In a favorite book of mine, called "The Relentless Pursuit," Phil Strout suggests that there are four essential items tied to the reality of missional life. I would like to post them here and perhaps think on them more, so here they are. (These are direct quotes from the book)
1. Desire. Is there a desire in your heart to see God work in your life? The Lord is looking for able-bodied Christians who are willing to serve in order to advance His Kingdom. Even if you do not desire to participate in what God is doing, He remains ready to help you. "For it is God who is at work in you both to will and to work for His good pleasure." -Philippians 2:13 Our desire determines, to some degree, how much we will be involved in God's mission.
2. Expectancy. Do you believe God is really at work around you? Are you ever expectant that God is going to work through you and around you? If we do not expect God to work, it may sometimes take a dramatic wake-up call for us to see what He is doing.
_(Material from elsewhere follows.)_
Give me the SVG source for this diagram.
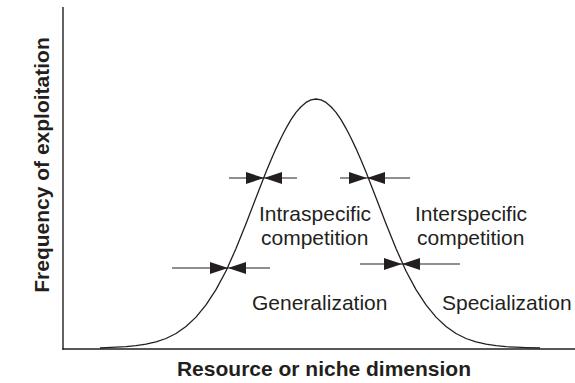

However, when we live in a constant state of expectancy, excited about His next move around us, we will be able to more easily see and hear what He is doing.
3. Staying filled. While you may have experienced an encounter with the Holy Spirit where you yielded your life to the work of the Lord, are you living daily in the power of the Holy Spirit? Paul encouraged the church at Ephesus to "be filled with the Spirit" (Ephesians 5:18). Are you being filled anew each day with the Holy Spirit's power? I don't know how many times throughout my years in ministry that I've heard people say, "I got the baptism many years ago." It's great that they have had an experience, but are they walking in that power each day? Before your feet hit the floor each morning, do you have an attitude that says, "I want to live a life committed to You, Lord. I want to see what You are doing. I know You are involved in my life. Give me eyes to see what You are doing today."
4. A secret life. Do you make a point to spend time alone with God each day? Throughout the book of Luke, we see over and over Jesus' dependency upon the Father. Oftentimes, Jesus rose early in the morning and disappeared into the wilderness to spend time with God. "When day came, Jesus left and went to a secluded place; and the crowds were searching for Him, and came to Him and tried to keep Him from getting away from them" (Luke 4:42). However, Jesus knew that in order to give the people what they needed, He must first spend time with God.